## Exercise requirements
Which lines in the material below contain the word "with"? Copy each of them.

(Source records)

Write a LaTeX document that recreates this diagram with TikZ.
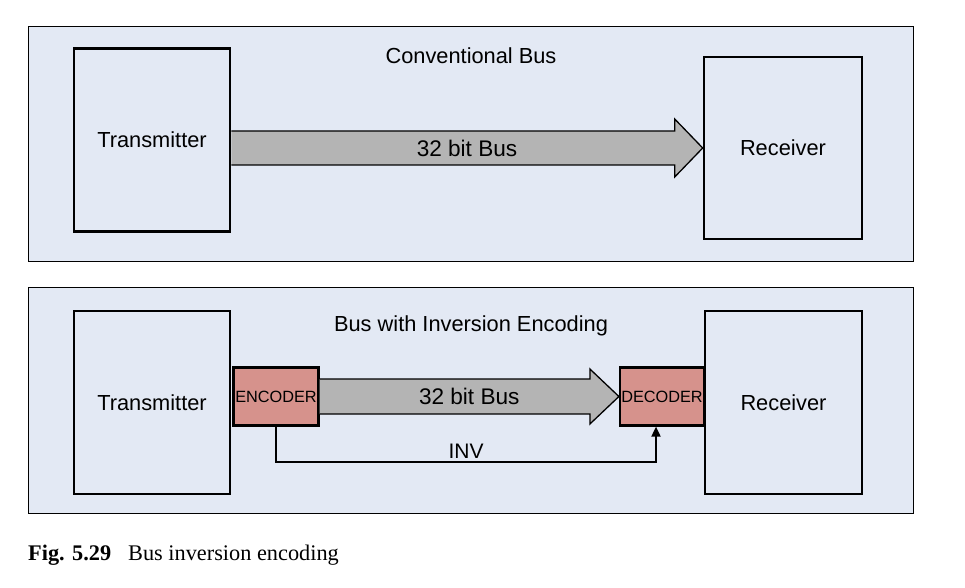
\documentclass[tikz,border=0pt]{standalone}
\usepackage{fontspec}
\setmainfont{Liberation Serif}
\setsansfont{Liberation Sans}
\usetikzlibrary{calc,arrows.meta}
\definecolor{panelbg}{RGB}{227,233,244}
\definecolor{busgray}{RGB}{180,180,180}
\definecolor{codecred}{RGB}{214,146,140}
\begin{document}
\begin{tikzpicture}[x=1pt,y=-1pt,
  panel/.style={draw,line width=.8pt,fill=panelbg},
  unit/.style={draw,line width=2.6pt,minimum width=156pt,minimum height=183pt,inner sep=0pt,font=\sffamily\fontsize{21.8}{25}\selectfont},
  codecbox/.style={draw,line width=2.2pt,fill=codecred,minimum width=85pt,minimum height=58pt,inner sep=0pt,font=\sffamily\fontsize{16.3}{18}\selectfont},
  bus/.style={draw,line width=1.3pt,fill=busgray,line join=miter},
  lbl/.style={font=\sffamily\fontsize{21.8}{25}\selectfont},
  buslbl/.style={font=\sffamily\fontsize{22.6}{26}\selectfont}]
\useasboundingbox (0,0) rectangle (965,588);
\draw[panel] (28,26) rectangle (913,261);
\draw[panel] (28,287) rectangle (913,513);
% conventional bus
\node[lbl] (title1) at (471,56) {Conventional Bus};
\node[unit] (tx1) at (152,140) {Transmitter};
\node[unit,minimum height=182pt,minimum width=158pt] (rx1) at (783,148) {Receiver};
\filldraw[bus] ($(tx1.east|-rx1.west)+(0,-17)$) -- ($(rx1.west)+(-28,-17)$) -- ($(rx1.west)+(-28,-29)$)
  -- (rx1.west) -- ($(rx1.west)+(-28,29)$) -- ($(rx1.west)+(-28,17)$) -- ($(tx1.east|-rx1.west)+(0,17)$);
\node[buslbl] (bus1) at ($(tx1.east|-rx1.west)!.5!(rx1.west)$) {32 bit Bus};
% bus with inversion encoding
\node[lbl] (title2) at (471,326) {Bus with Inversion Encoding};
\node[unit] (tx2) at (152,402.5) {Transmitter};
\node[unit,minimum width=157pt] (rx2) at (783.5,402.5) {Receiver};
\node[codecbox] (enc) at (276,396.5) {ENCODER};
\node[codecbox,minimum width=84pt] (dec) at (662,396.5) {DECODER};
\filldraw[bus] ($(enc.east)+(0,-17.5)$) -- ($(dec.west)+(-29,-17.5)$) -- ($(dec.west)+(-29,-27.5)$)
  -- (dec.west) -- ($(dec.west)+(-29,27.5)$) -- ($(dec.west)+(-29,17.5)$) -- ($(enc.east)+(0,17.5)$);
\node[buslbl] (bus2) at ($(enc.east)!.5!(dec.west)$) {32 bit Bus};
\draw[line width=1.8pt,-{Triangle[length=10pt,width=9pt]}] (enc.south) |- ($(dec.south)+(-6,35)$)
  node[lbl,font=\sffamily\fontsize{21}{25}\selectfont,pos=.75,above,inner sep=2pt] {INV} -- ($(dec.south)+(-6,0)$);
\node[anchor=base west,inner sep=0pt,font=\fontsize{22.3}{26}\selectfont] (cap) at (28,560) {\textbf{Fig. 5.29}\hspace{17pt}Bus inversion encoding};
\end{tikzpicture}
\end{document}
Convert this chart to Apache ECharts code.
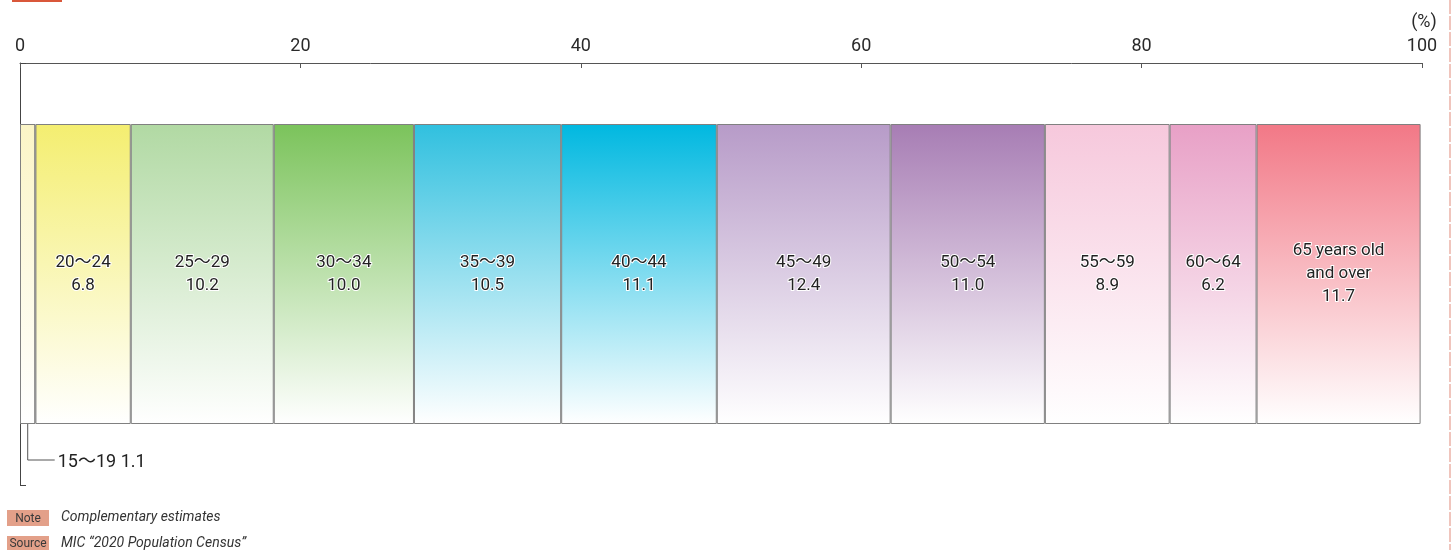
<!DOCTYPE html>
<html>
<head>
<meta charset="utf-8">
<script src="https://cdn.jsdelivr.net/npm/echarts@6/dist/echarts.min.js"></script>
<style>
html,body{margin:0;padding:0;background:#fff;}
#c{width:1452px;height:550px;}
</style>
</head>
<body>
<div id="c"></div>
<script>
const groups = ['15〜19','20〜24','25〜29','30〜34','35〜39','40〜44','45〜49','50〜54','55〜59','60〜64','65 years old\nand over'];
const shares = [1.1, 6.8, 10.2, 10.0, 10.5, 11.1, 12.4, 11.0, 8.9, 6.2, 11.7];
const topColors = ['#fbf5c6','#f4ee70','#b1d9a3','#7bc35b','#30c0df','#00b8e0','#b79bc8','#a77db4','#f6c8dc','#e8a0c6','#f27886'];
const xTicks = [0, 20, 40, 60, 80, 100];
const noteText = 'Complementary estimates';
const sourceText = 'MIC “2020 Population Census”';

const FONT = "'Roboto','Noto Sans CJK JP',sans-serif";
const chart = echarts.init(document.getElementById('c'), null, {renderer:'canvas'});

const series = groups.map((g, i) => ({
  type: 'bar',
  name: g,
  stack: 'total',
  barWidth: 300,
  data: [shares[i]],
  itemStyle: {
    color: new echarts.graphic.LinearGradient(0, 0, 0, 1, [
      {offset: 0, color: topColors[i]},
      {offset: 1, color: '#ffffff'}
    ]),
    borderColor: '#808080',
    borderWidth: 1
  },
  label: {
    show: i !== 0,
    position: 'inside',
    formatter: () => g + '\n' + shares[i].toFixed(1),
    fontFamily: FONT,
    fontSize: 17,
    lineHeight: 23,
    color: '#222222',
    textBorderColor: '#ffffff',
    textBorderWidth: 2,
    align: 'center'
  },
  emphasis: {disabled: true},
  animation: false
}));

chart.setOption({
  animation: false,
  grid: {left: 20, right: 30, top: 63, bottom: 65, containLabel: false},
  xAxis: {
    type: 'value',
    position: 'top',
    min: xTicks[0],
    max: xTicks[xTicks.length - 1],
    interval: 20,
    axisLine: {show: true, lineStyle: {color: '#555', width: 1}},
    axisTick: {show: true, inside: true, length: 5, lineStyle: {color: '#555'}},
    axisLabel: {fontFamily: FONT, fontSize: 18, color: '#2a2a2a', margin: 8},
    splitLine: {show: false}
  },
  yAxis: {
    type: 'category',
    data: ['total'],
    axisLine: {show: true, lineStyle: {color: '#444', width: 1}},
    axisTick: {show: true, inside: true, length: 6, lineStyle: {color: '#444'}},
    axisLabel: {show: false}
  },
  series: series
});

// annotation geometry from the chart's own scales
const cy = chart.convertToPixel({yAxisIndex: 0}, 'total');
const barBottom = cy + 150;
const firstMidX = chart.convertToPixel({xAxisIndex: 0}, shares[0] / 2);
const x100 = chart.convertToPixel({xAxisIndex: 0}, 100);
const leaderY = barBottom + 36;

chart.setOption({
  graphic: [
    {type: 'rect', shape: {x: 12, y: 0, width: 50, height: 2}, style: {fill: '#d9573a'}},
    {type: 'line', shape: {x1: 1450, y1: 0, x2: 1450, y2: 550}, style: {stroke: '#ebb3a8', lineWidth: 1.5, lineDash: [14, 2]}},
    {type: 'text', x: x100 + 2, y: 22, style: {text: '(%)', font: '18px ' + FONT, fill: '#2a2a2a', align: 'center', verticalAlign: 'middle'}},
    {type: 'polyline', shape: {points: [[firstMidX, barBottom], [firstMidX, leaderY], [firstMidX + 27, leaderY]]}, style: {stroke: '#555', lineWidth: 1, fill: null}},
    {type: 'text', x: firstMidX + 30, y: leaderY + 2, style: {text: groups[0] + ' ' + shares[0].toFixed(1), font: '18px ' + FONT, fill: '#222', verticalAlign: 'middle'}},
    {type: 'rect', shape: {x: 7, y: 510, width: 42, height: 16}, style: {fill: '#e3a089'}},
    {type: 'text', x: 28, y: 518.5, style: {text: 'Note', font: '12px ' + FONT, fill: '#3a3a3a', align: 'center', verticalAlign: 'middle'}},
    {type: 'text', x: 61, y: 517, style: {text: noteText, font: 'italic 14px ' + FONT, fill: '#333', verticalAlign: 'middle'}},
    {type: 'rect', shape: {x: 7, y: 536, width: 42, height: 16}, style: {fill: '#e3a089'}},
    {type: 'text', x: 28, y: 544, style: {text: 'Source', font: '12px ' + FONT, fill: '#3a3a3a', align: 'center', verticalAlign: 'middle'}},
    {type: 'text', x: 61, y: 543, style: {text: sourceText, font: 'italic 14px ' + FONT, fill: '#333', verticalAlign: 'middle'}}
  ]
});
</script>
</body>
</html>
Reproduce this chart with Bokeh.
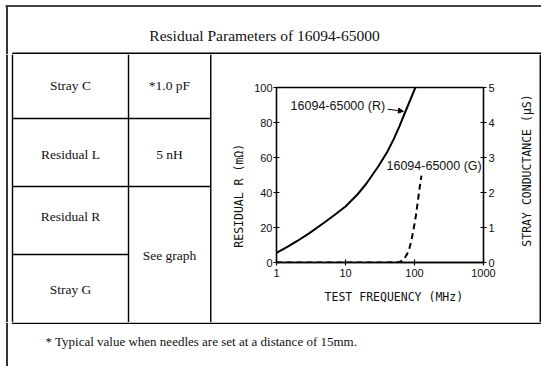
import math
from bokeh.plotting import figure
from bokeh.layouts import column, row
from bokeh.models import (Range1d, LinearAxis, FixedTicker, PrintfTickFormatter,
                          Label, Arrow, NormalHead)
from bokeh.core.properties import value
from bokeh.embed import file_html
from bokeh.resources import INLINE

# ---------------- data ----------------
freq_r = [1, 1.5, 2, 3, 5, 7, 10, 15, 20, 30, 40, 50, 60, 70, 85, 103]
res_r = [5.5, 9.4, 12.3, 16.8, 23, 27.3, 32, 39, 45, 55, 63, 70.5, 77.5, 84, 92, 100]
freq_g = [1, 10, 40, 60, 66, 72, 78, 83, 90, 98, 105, 112, 120, 126]
cond_g = [0, 0, 0, 0.01, 0.05, 0.13, 0.24, 0.35, 0.62, 1.0, 1.35, 1.76, 2.2, 2.48]
x_ticks = [1, 10, 100, 1000]
r_ticks = [0, 20, 40, 60, 80, 100]
g_ticks = [0, 1, 2, 3, 4, 5]

title_text = "Residual Parameters of 16094-65000"
row_names = ["Stray C", "Residual L", "Residual R", "Stray G"]
row_values = ["*1.0 pF", "5 nH", "See graph"]
footnote = "* Typical value when needles are set at a distance of 15mm."
label_r = "16094-65000 (R)"
label_g = "16094-65000 (G)"
x_label = "TEST FREQUENCY (MHz)"
r_label = "RESIDUAL R (m\u03a9)"
g_label = "STRAY CONDUCTANCE (\u03bcS)"

# ---------------- style ----------------
W, H = 541, 366
SERIF = "Liberation Serif"
SANS = "Liberation Sans"
MONO = "DejaVu Sans Mono"
NB = "\u00a0"
INK = "#111111"
LW = 1.4

# page layout (pixels)
TOP_H = 54          # title band
MID_H = 268         # table body band (54..322)
BOT_H = H - TOP_H - MID_H
TAB_W = 212         # left two table columns band
LAB_W = 29          # right label band
CH_W = W - TAB_W - LAB_W
X_OUT = 6.5         # outer page frame left line
Y_OUT = 5.5         # outer page frame top line
T_L, C1, C2, T_R = 12, 128, 210.25, 539.75
T_TOP = 52.75


def deco(w, h):
    f = figure(width=w, height=h, x_range=Range1d(0, w), y_range=Range1d(h, 0),
               output_backend="svg", toolbar_location=None,
               x_axis_location=None, y_axis_location=None,
               min_border=0, outline_line_color=None)
    f.frame_align = False
    f.grid.visible = False
    f.background_fill_color = "white"
    f.border_fill_color = "white"
    return f


def seg(f, x0, y0, x1, y1, w=LW, color="black"):
    f.segment(x0=[x0], y0=[y0], x1=[x1], y1=[y1], line_color=color, line_width=w)


def txt(f, x, y, s, size="13px", align="center", font=SERIF, angle=0.0):
    f.text(x=[x], y=[y], text=[s], text_font=value(font),
           text_font_size=value(size), text_align=align,
           text_baseline="middle", text_color=INK, angle=angle)


# ---- top band: outer frame, title, table top line ----
top = deco(W, TOP_H)
seg(top, 5, Y_OUT, W, Y_OUT, w=2, color="#444444")
seg(top, X_OUT, 5, X_OUT, TOP_H, w=2, color="#333333")
txt(top, 264, 35, title_text, size="15.5px")
seg(top, T_L, T_TOP, W, T_TOP)
for xx in (T_L, C1, C2, T_R):
    seg(top, xx, T_TOP, xx, TOP_H)

# ---- table band ----
tab = deco(TAB_W, MID_H)
seg(tab, X_OUT, 0, X_OUT, MID_H, w=2, color="#333333")
for xx in (T_L, C1, C2):
    seg(tab, xx, 0, xx, MID_H)
row_lines = [118, 186, 254]
seg(tab, T_L, row_lines[0] - TOP_H, C2, row_lines[0] - TOP_H)
seg(tab, T_L, row_lines[1] - TOP_H, C2, row_lines[1] - TOP_H)
seg(tab, T_L, row_lines[2] - TOP_H, C1, row_lines[2] - TOP_H)
name_y = [85, 154, 216, 289]
for s, yy in zip(row_names, name_y):
    txt(tab, 70, yy - TOP_H, s, size="13.5px")
val_y = [85, 154, 255]
for s, yy in zip(row_values, val_y):
    txt(tab, 169, yy - TOP_H, s, size="13.5px")

# ---- chart ----
p = figure(width=CH_W, height=MID_H, x_axis_type="log",
           x_range=Range1d(1, 1000), y_range=Range1d(0, 100),
           output_backend="svg", toolbar_location=None,
           min_border_left=64, min_border_right=29,
           min_border_top=33, min_border_bottom=60)
p.frame_align = False
p.extra_y_ranges = {"g": Range1d(0, 5)}
p.grid.visible = False
p.outline_line_color = "black"
p.outline_line_width = 1.3
p.background_fill_color = "white"
p.border_fill_color = "white"


def style_axis(ax, label, standoff, lab_standoff):
    ax.axis_label = label
    ax.axis_label_text_font = MONO
    ax.axis_label_text_font_size = "11.5px"
    ax.axis_label_text_font_style = "normal"
    ax.axis_label_text_color = INK
    ax.axis_label_standoff = standoff
    ax.major_label_text_font = SANS
    ax.major_label_text_font_size = "11px"
    ax.major_label_text_color = INK
    ax.major_label_standoff = lab_standoff
    ax.major_tick_in = 3
    ax.major_tick_out = 3
    ax.minor_tick_line_color = None
    ax.axis_line_color = "black"
    ax.axis_line_width = 1.3
    ax.major_tick_line_width = 1.2


xa = p.xaxis[0]
xa.ticker = FixedTicker(ticks=x_ticks)
xa.formatter = PrintfTickFormatter(format="%d")
style_axis(xa, NB * 4 + x_label, 10, 3)

ya = p.yaxis[0]
ya.ticker = FixedTicker(ticks=r_ticks)
style_axis(ya, r_label + NB * 6, 5, 1)

ga = LinearAxis(y_range_name="g")
ga.ticker = FixedTicker(ticks=g_ticks)
style_axis(ga, None, 0, 2)
p.add_layout(ga, "right")

p.line(freq_r, res_r, line_color="black", line_width=2)
p.line(freq_g, cond_g, y_range_name="g", line_color="black",
       line_width=2, line_dash="6 4")

p.add_layout(Label(x=1.6, y=89.5, text=label_r, text_font=SANS,
                   text_font_size="12.5px", text_baseline="middle",
                   text_align="left", text_color=INK))
p.add_layout(Label(x=39.3, y=55.3, text=label_g, text_font=SANS,
                   text_font_size="12.5px", text_baseline="middle",
                   text_align="left", text_color=INK))
p.add_layout(Arrow(end=NormalHead(size=5, fill_color="black", line_color="black"),
                   x_start=41, y_start=87.6, x_end=69, y_end=86.4,
                   line_width=1, line_color="black"))

# ---- right label band (right axis title + table right edge) ----
lab = deco(LAB_W, MID_H)
txt(lab, 526 - (W - LAB_W), 170 - TOP_H, g_label, size="11.5px", font=MONO,
    angle=math.pi / 2)
seg(lab, T_R - (W - LAB_W), 0, T_R - (W - LAB_W), MID_H)

# ---- bottom band: table bottom line, footnote ----
bot = deco(W, BOT_H)
seg(bot, T_L - 0.7, 0.75, T_R + 0.7, 0.75)
seg(bot, X_OUT, 0, X_OUT, BOT_H, w=2, color="#333333")
txt(bot, 45, 341 - TOP_H - MID_H, footnote, size="13px", align="left")

page = column(top, row(tab, p, lab), bot)
open("out.html", "w").write(file_html(page, INLINE))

## Task result
Write a LaTeX document that recreates this diagram with TikZ.
% bus with inversion encoding
\node[lbl] (title2) at (471,326) {Bus with Inversion Encoding};
Reproduce this chart with Bokeh.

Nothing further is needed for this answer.